Altro esempio, al punto b) si dice «promuovere la cultura del volontariato», qui secondo me c’è una svista quasi lessicale. Perché cultura del volontariato non significa nulla, bisognerebbe dire «promozione dell’azione volontaria», il volontariato è un’organizzazione, si promuove la cultura dell’organizzazione o dell’agire volontario? Nella scrittura dei decreti delegati bisognerà vigilare che non passi l’interpretazione secondo cui la cultura del volontariato è la cultura organizzativa, che sarebbe una riduzione funzionalistica. La cultura dell’agire volontario è la cultura della gratuità, ed è questa dimensione che bisogna promuovere affinché si rigeneri continuamente il motore primo d’ogni iniziativa solidale. Gratuità non vuol dire fare senza costi, senza neppure un rimborso spese, altrimenti il volontariato si ridurrà ad essere fenomeno per ricchi o per dame di carità. Queste mi sembrano le preoccupazioni che stanno emergendo e che sono condivisibili.

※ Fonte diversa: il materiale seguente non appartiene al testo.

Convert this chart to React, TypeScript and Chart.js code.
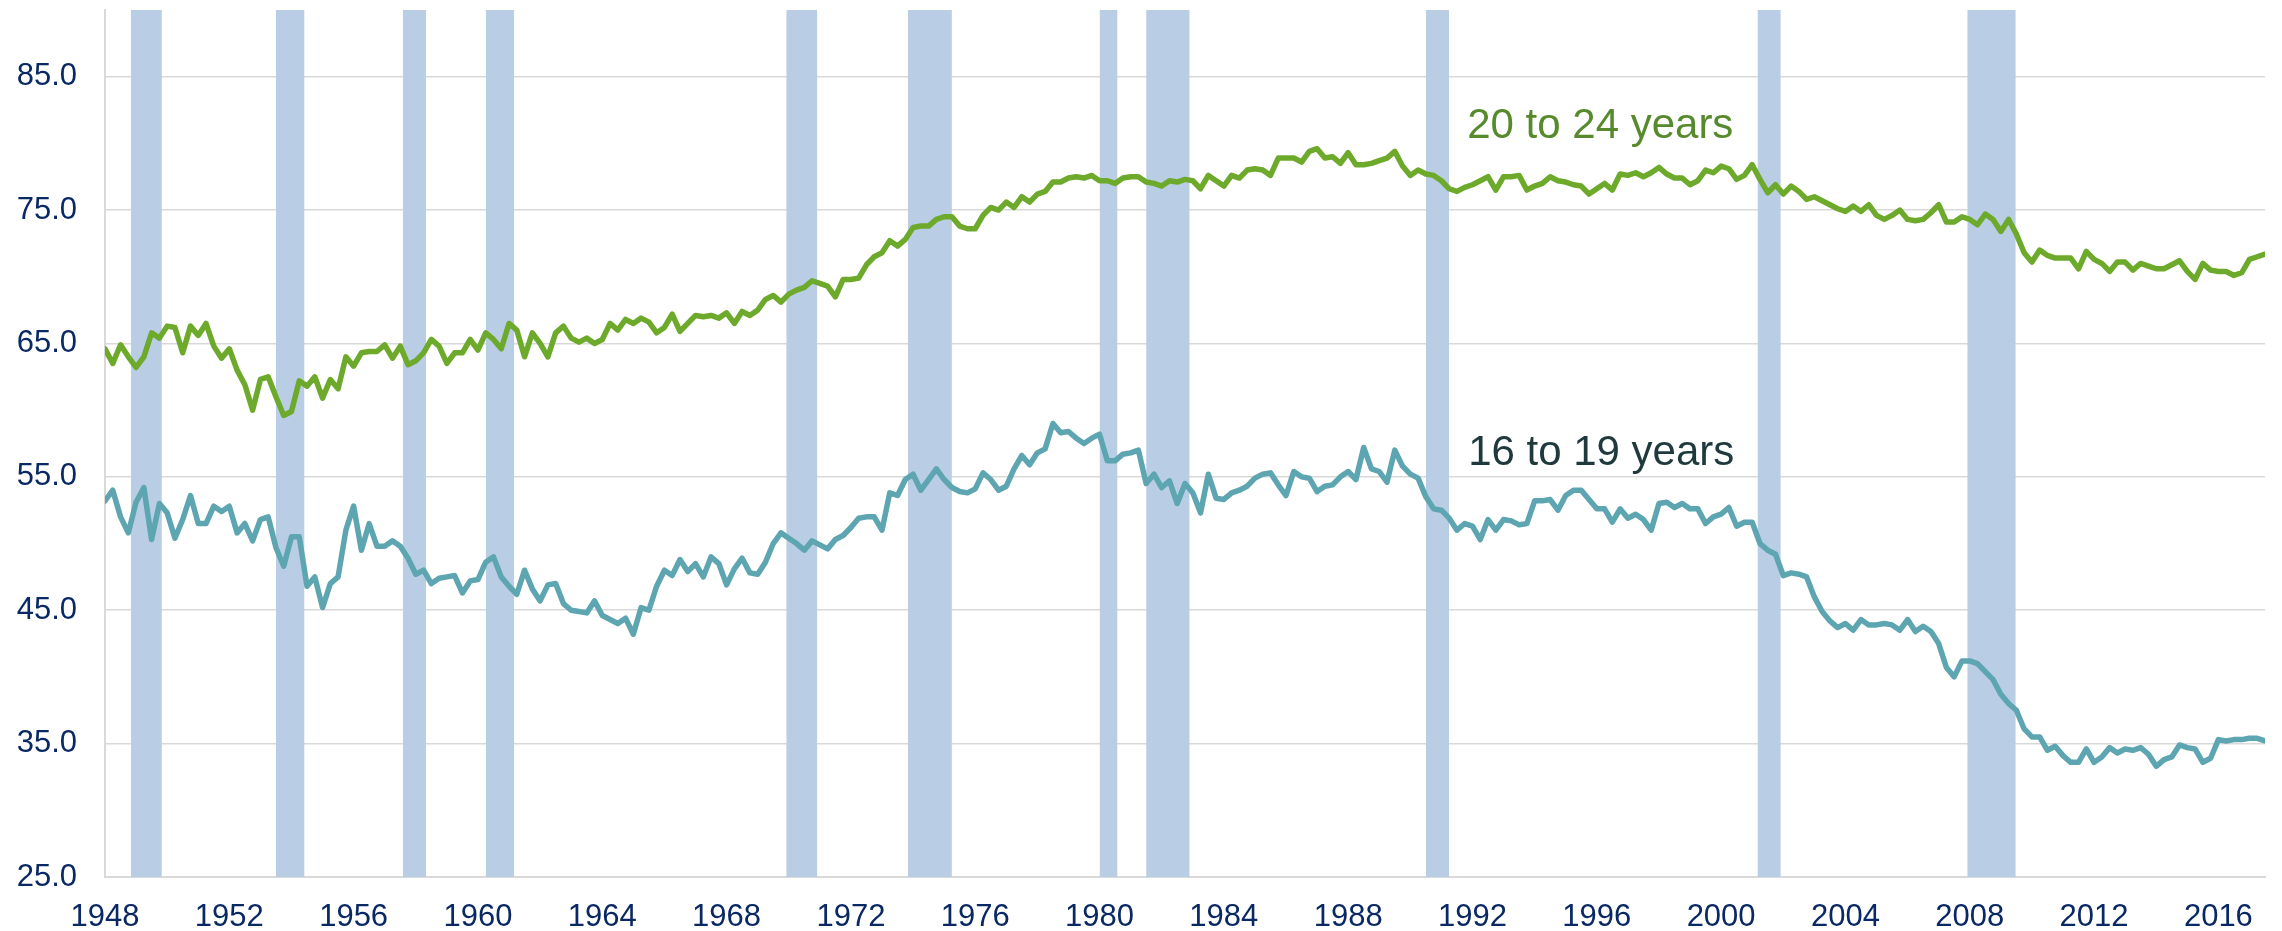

Quello che è importante è poi la lettera e) che riguarda i Centri di servizio del volontariato. Lì si dice che i Centri di servizio hanno finalità di supporto tecnico, formativo e informativo per l’intero Terzo settore e persino per il sostegno di iniziative territoriali solidali. Questo punto può essere foriero di equivoci terribili. I Centri di servizio devono operare anche a favore delle fondazioni, delle imprese sociali? Siccome le risorse sono quelle che sono è ovvio che la preoccupazione è che per il volontariato rimangano risorse residue. Basterebbe perciò che i decreti introducessero una quota, per esempio scrivendo che almeno il 70 o 75% delle risorse siano dedicate al volontariato. È una preoccupazione seria perché i Centri di servizio sono un obiettivo polmone finanziario e di servizio soprattutto per i piccoli soggetti del volontariato.

Infine, un altro motivo di preoccupazione è che alla fine il controllo, anche sul volontariato lo farà la burocrazia, ovvero il ministero del Lavoro, e anche questo, soprattutto per le organizzazioni di volontariato medio piccole, fa paura perché il volontariato è l’anello più debole del Terzo settore e la burocrazia troppo spesso si limita all’applicazione dei regolamenti in modo cieco. Quindi, vigiliamo.